BOWLING GREEN, Ky. — There’s a new program to help promote the spookier side of Kentucky. It’s called “Kentucky After Dark.”


What You Need To Know

  • Kentucky After Dark is a new program that lets visitors see the spookier side of area attractions

  • Visitors are given passports to track their visits and if all stamps are collected they get a sweatshirt

  • There are several locations across the state including Octagon Hall Museum and the Waverly Hills Sanatorium

Octagon Hall Museum is steeped in history and, allegedly, paranormal activity.

The executive director of the Simpson County Tourism Commission, Amy Ellis, said, “So this is Octagon Hall, and it features the story of the little girl that lived in the house. Her dress caught on fire, and she died in the house. But it’s said that ghost lives in the house and you might see her.”

Octagon Hall is just one stop featured in Kentucky After Dark. Visitors are given passports so they can get it stamped at each location they visit. If visitors travel to each of the stops on the passport, they win a sweatshirt.

Octagon Hall was built in 1847 and owned by Andrew Jackson Caldwell for several years. The house was used for various things, including a hideout for confederate soldiers, a house for his kids to grow up in, a hospital, and it even has a tunnel beneath it. 

Octagon Hall Museum Director Barry Gaunt and others swear the hall is haunted.

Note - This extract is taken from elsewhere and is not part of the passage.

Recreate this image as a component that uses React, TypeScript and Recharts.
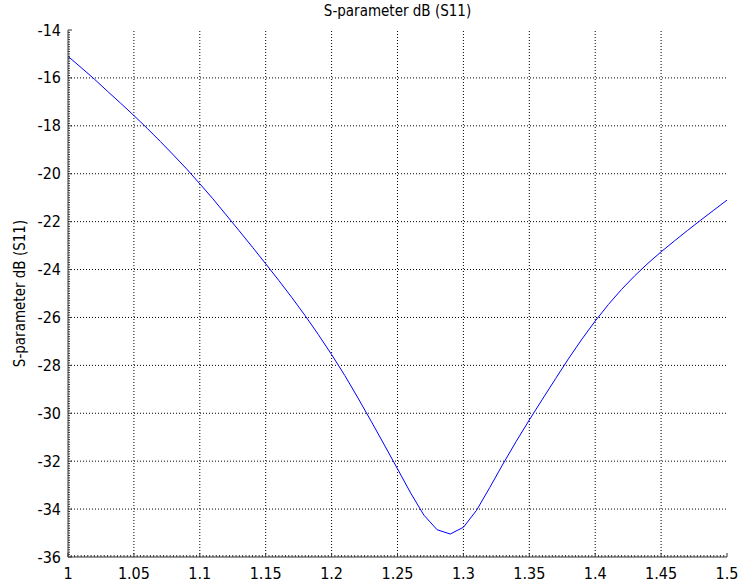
import { LineChart, Line, XAxis, YAxis, ReferenceLine } from "recharts"

// frequency (GHz) and S11 (dB)
const freq = [
  1.0, 1.01, 1.02, 1.03, 1.04, 1.05, 1.06, 1.07, 1.08, 1.09,
  1.1, 1.11, 1.12, 1.13, 1.14, 1.15, 1.16, 1.17, 1.18, 1.19,
  1.2, 1.21, 1.22, 1.23, 1.24, 1.25, 1.26, 1.27, 1.28, 1.29,
  1.3, 1.31, 1.32, 1.33, 1.34, 1.35, 1.36, 1.37, 1.38, 1.39,
  1.4, 1.41, 1.42, 1.43, 1.44, 1.45, 1.46, 1.47, 1.48, 1.49, 1.5,
]
const s11 = [
  -15.1, -15.57, -16.05, -16.56, -17.06, -17.57, -18.1, -18.65, -19.22, -19.8,
  -20.42, -21.05, -21.72, -22.39, -23.07, -23.76, -24.46, -25.18, -25.93, -26.72,
  -27.55, -28.42, -29.36, -30.33, -31.32, -32.32, -33.33, -34.25, -34.86, -35.04,
  -34.76, -34.05, -33.1, -32.12, -31.18, -30.28, -29.41, -28.55, -27.7, -26.9,
  -26.15, -25.46, -24.83, -24.26, -23.74, -23.26, -22.81, -22.37, -21.94, -21.52, -21.1,
]

const xMajor = [1, 1.05, 1.1, 1.15, 1.2, 1.25, 1.3, 1.35, 1.4, 1.45, 1.5]
const yMajor = [-36, -34, -32, -30, -28, -26, -24, -22, -20, -18, -16, -14]

const xMinor = Array.from({ length: 201 }, (_, i) => Math.round((1 + i * 0.0025) * 10000) / 10000)
const yMinor = Array.from({ length: 221 }, (_, i) => Math.round((-36 + i * 0.1) * 10) / 10)

const data = freq.map((f, i) => ({ f, v: s11[i] }))

const FONT = "'DejaVu Sans Condensed', 'DejaVu Sans', sans-serif"
const FRAME = "#333"
const X_MARGIN = 10
const Y_MARGIN = 7

const isMajorX = (v: number) => xMajor.some((m) => Math.abs(m - v) < 1e-6)
const isMajorY = (v: number) => yMajor.some((m) => Math.abs(m - v) < 1e-6)
const tickLen = (major: boolean) => (major ? 4 : 2)

const BottomTick = ({ x, y, payload }: any) => {
  const major = isMajorX(payload.value)
  const y0 = y - X_MARGIN
  return (
    <g>
      <line x1={x} x2={x} y1={y0} y2={y0 - tickLen(major)} stroke={FRAME} />
      {major && (
        <text x={x} y={y} dy={11.5} textAnchor="middle" fontSize={16} fontFamily={FONT} fill="#000">
          {payload.value}
        </text>
      )}
    </g>
  )
}

const TopTick = ({ x, y, payload }: any) => {
  const major = isMajorX(payload.value)
  return <line x1={x} x2={x} y1={y} y2={y + tickLen(major)} stroke={FRAME} />
}

const LeftTick = ({ x, y, payload }: any) => {
  const major = isMajorY(payload.value)
  const x0 = x + Y_MARGIN
  return (
    <g>
      <line x1={x0} x2={x0 + tickLen(major)} y1={y} y2={y} stroke={FRAME} />
      {major && (
        <text x={x} y={y} dy={5.5} textAnchor="end" fontSize={16} fontFamily={FONT} fill="#000">
          {payload.value}
        </text>
      )}
    </g>
  )
}

const RightTick = ({ x, y, payload }: any) => {
  const major = isMajorY(payload.value)
  return <line x1={x} x2={x - tickLen(major)} y1={y} y2={y} stroke={FRAME} />
}

export default function App() {
  return (
    <div style={{ position: "relative", width: 739, height: 584, background: "#fff" }}>
      <style>{"body{margin:0}"}</style>
      <div
        style={{
          position: "absolute",
          left: 68,
          width: 659,
          top: 2,
          textAlign: "center",
          fontFamily: FONT,
          fontSize: 15,
          color: "#000",
        }}
      >
        S-parameter dB (S11)
      </div>
      <LineChart width={739} height={584} data={data} margin={{ top: 30, right: 12, bottom: 0, left: 0 }}>
        <XAxis
          xAxisId="bottom"
          dataKey="f"
          type="number"
          domain={[1, 1.5]}
          ticks={xMinor}
          interval={0}
          height={27}
          tickSize={0}
          tickMargin={X_MARGIN}
          tickLine={false}
          axisLine={{ stroke: FRAME }}
          tick={<BottomTick />}
        />
        <XAxis
          xAxisId="top"
          orientation="top"
          type="number"
          domain={[1, 1.5]}
          ticks={xMinor}
          interval={0}
          height={0}
          tickSize={0}
          tickMargin={0}
          tickLine={false}
          axisLine={{ stroke: FRAME }}
          tick={<TopTick />}
        />
        <YAxis
          yAxisId="left"
          type="number"
          domain={[-36, -14]}
          ticks={yMinor}
          interval={0}
          width={68}
          tickSize={0}
          tickMargin={Y_MARGIN}
          tickLine={false}
          axisLine={{ stroke: FRAME }}
          tick={<LeftTick />}
          label={{
            content: ({ viewBox }: any) => {
              const cx = viewBox.x + 20
              const cy = viewBox.y + viewBox.height / 2
              return (
                <text
                  x={cx}
                  y={cy}
                  transform={`rotate(-90, ${cx}, ${cy})`}
                  textAnchor="middle"
                  dominantBaseline="central"
                  fontSize={15}
                  fontFamily={FONT}
                  fill="#000"
                >
                  S-parameter dB (S11)
                </text>
              )
            },
          }}
        />
        <YAxis
          yAxisId="right"
          orientation="right"
          type="number"
          domain={[-36, -14]}
          ticks={yMinor}
          interval={0}
          width={0}
          tickSize={0}
          tickMargin={0}
          tickLine={false}
          axisLine={{ stroke: FRAME }}
          tick={<RightTick />}
        />
        {xMajor.slice(1, -1).map((t) => (
          <ReferenceLine
            key={`vx${t}`}
            x={t}
            xAxisId="bottom"
            yAxisId="left"
            stroke="#000"
            strokeDasharray="1 2"
          />
        ))}
        {yMajor.slice(1, -1).map((t) => (
          <ReferenceLine
            key={`hy${t}`}
            y={t}
            xAxisId="bottom"
            yAxisId="left"
            stroke="#000"
            strokeDasharray="1 2"
          />
        ))}
        <Line
          xAxisId="bottom"
          yAxisId="left"
          type="linear"
          dataKey="v"
          stroke="#0000ff"
          strokeWidth={1}
          dot={false}
          isAnimationActive={false}
        />
      </LineChart>
    </div>
  )
}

The allegations became so widespread that Octagon Hall got featured on several ghost hunter shows. 

Gaunt told Spectrum News 1, “Some days I’ll walk in and they’ll say ‘Hello!’ And other days they’ll say, ‘Get out,’” Gaunt said. “It is a wonderfully historic place, but it is also a very haunted place.” 

Other stops on the tour include White Hall in Richmond, Waverly Hills Sanatorium in Louisville, the Anderson Hotel in Lawrenceburg and White Hall in Simpson County.

Each stop on the tour is unique. According to Ellis, “It’s places across Kentucky that have a story to tell.” She added, “And maybe a little ghostly thing going on, but it’s all year long. It’s not just in Halloween season.”

So far, over 100 passports have been collected by visitors.